TASK BRIEF:
Copy from the first line below down to and including the line with "const yExponents = [-6, -5, -4, -3, -2, -1, 0, 1];". Skip the pictures.

DATA PROVIDED:
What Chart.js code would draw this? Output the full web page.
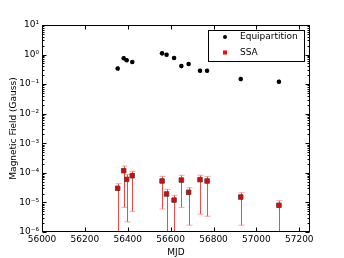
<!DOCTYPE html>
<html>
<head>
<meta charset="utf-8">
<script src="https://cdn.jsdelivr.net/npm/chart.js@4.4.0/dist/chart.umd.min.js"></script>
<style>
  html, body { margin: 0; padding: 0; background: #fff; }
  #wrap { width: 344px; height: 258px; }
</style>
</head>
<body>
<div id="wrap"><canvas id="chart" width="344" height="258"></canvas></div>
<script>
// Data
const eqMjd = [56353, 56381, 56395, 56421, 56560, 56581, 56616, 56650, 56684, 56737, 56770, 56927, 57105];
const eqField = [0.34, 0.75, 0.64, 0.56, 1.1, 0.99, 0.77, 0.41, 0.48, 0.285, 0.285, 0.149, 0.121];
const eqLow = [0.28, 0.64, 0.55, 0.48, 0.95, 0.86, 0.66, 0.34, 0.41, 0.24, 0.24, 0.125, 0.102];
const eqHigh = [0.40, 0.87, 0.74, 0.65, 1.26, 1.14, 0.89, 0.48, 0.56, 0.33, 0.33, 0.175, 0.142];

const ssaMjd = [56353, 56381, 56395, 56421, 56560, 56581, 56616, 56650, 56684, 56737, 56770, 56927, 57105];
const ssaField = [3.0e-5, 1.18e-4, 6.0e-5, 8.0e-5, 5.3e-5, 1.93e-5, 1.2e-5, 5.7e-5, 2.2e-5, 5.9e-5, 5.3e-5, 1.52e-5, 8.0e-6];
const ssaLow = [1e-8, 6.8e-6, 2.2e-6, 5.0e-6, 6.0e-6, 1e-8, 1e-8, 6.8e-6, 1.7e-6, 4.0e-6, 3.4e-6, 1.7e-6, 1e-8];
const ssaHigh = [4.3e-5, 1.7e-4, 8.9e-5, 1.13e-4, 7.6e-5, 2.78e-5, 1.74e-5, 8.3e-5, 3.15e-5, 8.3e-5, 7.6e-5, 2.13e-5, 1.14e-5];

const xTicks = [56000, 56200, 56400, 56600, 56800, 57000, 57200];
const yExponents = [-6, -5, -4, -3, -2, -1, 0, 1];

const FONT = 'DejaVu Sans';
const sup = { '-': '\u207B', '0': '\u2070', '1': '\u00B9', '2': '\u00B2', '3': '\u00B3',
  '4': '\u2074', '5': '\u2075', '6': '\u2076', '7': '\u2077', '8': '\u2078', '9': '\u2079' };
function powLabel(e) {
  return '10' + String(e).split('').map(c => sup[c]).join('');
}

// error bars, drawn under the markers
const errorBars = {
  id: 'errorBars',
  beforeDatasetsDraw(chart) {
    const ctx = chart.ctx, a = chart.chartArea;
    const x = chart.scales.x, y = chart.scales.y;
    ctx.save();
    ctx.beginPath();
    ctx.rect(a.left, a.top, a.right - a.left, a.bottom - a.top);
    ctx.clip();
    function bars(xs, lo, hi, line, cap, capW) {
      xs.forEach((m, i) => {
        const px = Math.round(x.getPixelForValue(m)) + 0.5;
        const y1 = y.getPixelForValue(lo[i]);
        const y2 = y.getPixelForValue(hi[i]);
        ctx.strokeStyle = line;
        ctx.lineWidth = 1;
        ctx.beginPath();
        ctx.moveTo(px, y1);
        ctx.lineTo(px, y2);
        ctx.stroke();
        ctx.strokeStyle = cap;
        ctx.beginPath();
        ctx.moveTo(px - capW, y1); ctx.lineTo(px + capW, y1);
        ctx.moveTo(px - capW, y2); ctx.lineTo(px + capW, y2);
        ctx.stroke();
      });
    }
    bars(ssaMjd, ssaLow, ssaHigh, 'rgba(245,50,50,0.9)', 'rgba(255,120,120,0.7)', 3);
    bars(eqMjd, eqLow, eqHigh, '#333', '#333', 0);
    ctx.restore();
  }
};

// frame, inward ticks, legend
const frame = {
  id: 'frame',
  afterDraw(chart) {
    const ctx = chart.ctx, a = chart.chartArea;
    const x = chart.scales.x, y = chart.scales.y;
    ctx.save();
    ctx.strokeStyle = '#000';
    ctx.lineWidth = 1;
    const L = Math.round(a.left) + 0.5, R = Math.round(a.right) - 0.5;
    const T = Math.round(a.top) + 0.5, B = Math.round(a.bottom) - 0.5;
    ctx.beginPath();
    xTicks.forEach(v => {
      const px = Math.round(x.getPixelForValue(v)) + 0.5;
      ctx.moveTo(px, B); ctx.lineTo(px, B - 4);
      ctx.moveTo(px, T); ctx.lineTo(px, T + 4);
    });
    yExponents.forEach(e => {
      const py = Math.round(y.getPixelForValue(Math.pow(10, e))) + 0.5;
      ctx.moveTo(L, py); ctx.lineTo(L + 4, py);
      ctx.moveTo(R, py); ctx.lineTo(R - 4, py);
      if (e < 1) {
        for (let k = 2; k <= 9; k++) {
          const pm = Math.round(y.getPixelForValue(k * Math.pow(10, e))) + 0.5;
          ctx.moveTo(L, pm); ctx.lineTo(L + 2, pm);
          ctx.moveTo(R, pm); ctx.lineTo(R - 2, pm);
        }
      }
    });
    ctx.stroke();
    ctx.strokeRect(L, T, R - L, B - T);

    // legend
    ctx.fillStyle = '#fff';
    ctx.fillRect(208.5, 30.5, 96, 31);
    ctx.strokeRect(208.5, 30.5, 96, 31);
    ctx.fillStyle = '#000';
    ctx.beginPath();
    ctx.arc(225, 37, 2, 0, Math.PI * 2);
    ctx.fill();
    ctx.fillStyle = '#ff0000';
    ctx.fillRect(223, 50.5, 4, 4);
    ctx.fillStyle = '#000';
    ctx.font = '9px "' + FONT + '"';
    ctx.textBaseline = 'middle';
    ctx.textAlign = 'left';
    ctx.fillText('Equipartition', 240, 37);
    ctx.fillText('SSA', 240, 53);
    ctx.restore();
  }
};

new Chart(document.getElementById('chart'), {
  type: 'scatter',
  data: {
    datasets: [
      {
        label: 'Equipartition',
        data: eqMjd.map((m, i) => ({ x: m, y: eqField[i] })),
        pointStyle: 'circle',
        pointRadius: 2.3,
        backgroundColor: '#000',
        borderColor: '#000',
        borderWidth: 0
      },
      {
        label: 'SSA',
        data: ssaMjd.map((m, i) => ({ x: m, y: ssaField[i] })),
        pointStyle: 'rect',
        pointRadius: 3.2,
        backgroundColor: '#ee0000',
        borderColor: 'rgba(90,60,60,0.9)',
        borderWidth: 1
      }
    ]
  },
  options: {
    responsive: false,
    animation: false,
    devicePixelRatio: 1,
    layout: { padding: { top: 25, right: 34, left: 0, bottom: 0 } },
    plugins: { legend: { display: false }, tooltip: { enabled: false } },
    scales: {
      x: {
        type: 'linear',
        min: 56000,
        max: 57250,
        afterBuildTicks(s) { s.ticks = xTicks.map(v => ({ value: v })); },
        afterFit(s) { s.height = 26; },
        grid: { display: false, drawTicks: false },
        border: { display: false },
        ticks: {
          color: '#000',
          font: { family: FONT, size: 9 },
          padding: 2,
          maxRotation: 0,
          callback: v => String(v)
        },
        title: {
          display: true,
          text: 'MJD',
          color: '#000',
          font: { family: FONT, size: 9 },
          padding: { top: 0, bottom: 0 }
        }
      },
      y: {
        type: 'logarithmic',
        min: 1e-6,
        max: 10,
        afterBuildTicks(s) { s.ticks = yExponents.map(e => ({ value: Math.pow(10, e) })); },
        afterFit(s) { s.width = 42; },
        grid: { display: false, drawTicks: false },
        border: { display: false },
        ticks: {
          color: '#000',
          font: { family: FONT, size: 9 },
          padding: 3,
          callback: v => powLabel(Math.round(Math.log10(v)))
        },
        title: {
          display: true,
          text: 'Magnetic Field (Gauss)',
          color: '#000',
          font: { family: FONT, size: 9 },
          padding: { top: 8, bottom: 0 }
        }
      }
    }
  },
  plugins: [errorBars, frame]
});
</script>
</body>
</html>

ANSWER TO THIS TASK:
What Chart.js code would draw this? Output the full web page.
<!DOCTYPE html>
<html>
<head>
<meta charset="utf-8">
<script src="https://cdn.jsdelivr.net/npm/chart.js@4.4.0/dist/chart.umd.min.js"></script>
<style>
  html, body { margin: 0; padding: 0; background: #fff; }
  #wrap { width: 344px; height: 258px; }
</style>
</head>
<body>
<div id="wrap"><canvas id="chart" width="344" height="258"></canvas></div>
<script>
// Data
const eqMjd = [56353, 56381, 56395, 56421, 56560, 56581, 56616, 56650, 56684, 56737, 56770, 56927, 57105];
const eqField = [0.34, 0.75, 0.64, 0.56, 1.1, 0.99, 0.77, 0.41, 0.48, 0.285, 0.285, 0.149, 0.121];
const eqLow = [0.28, 0.64, 0.55, 0.48, 0.95, 0.86, 0.66, 0.34, 0.41, 0.24, 0.24, 0.125, 0.102];
const eqHigh = [0.40, 0.87, 0.74, 0.65, 1.26, 1.14, 0.89, 0.48, 0.56, 0.33, 0.33, 0.175, 0.142];

const ssaMjd = [56353, 56381, 56395, 56421, 56560, 56581, 56616, 56650, 56684, 56737, 56770, 56927, 57105];
const ssaField = [3.0e-5, 1.18e-4, 6.0e-5, 8.0e-5, 5.3e-5, 1.93e-5, 1.2e-5, 5.7e-5, 2.2e-5, 5.9e-5, 5.3e-5, 1.52e-5, 8.0e-6];
const ssaLow = [1e-8, 6.8e-6, 2.2e-6, 5.0e-6, 6.0e-6, 1e-8, 1e-8, 6.8e-6, 1.7e-6, 4.0e-6, 3.4e-6, 1.7e-6, 1e-8];
const ssaHigh = [4.3e-5, 1.7e-4, 8.9e-5, 1.13e-4, 7.6e-5, 2.78e-5, 1.74e-5, 8.3e-5, 3.15e-5, 8.3e-5, 7.6e-5, 2.13e-5, 1.14e-5];

const xTicks = [56000, 56200, 56400, 56600, 56800, 57000, 57200];
const yExponents = [-6, -5, -4, -3, -2, -1, 0, 1];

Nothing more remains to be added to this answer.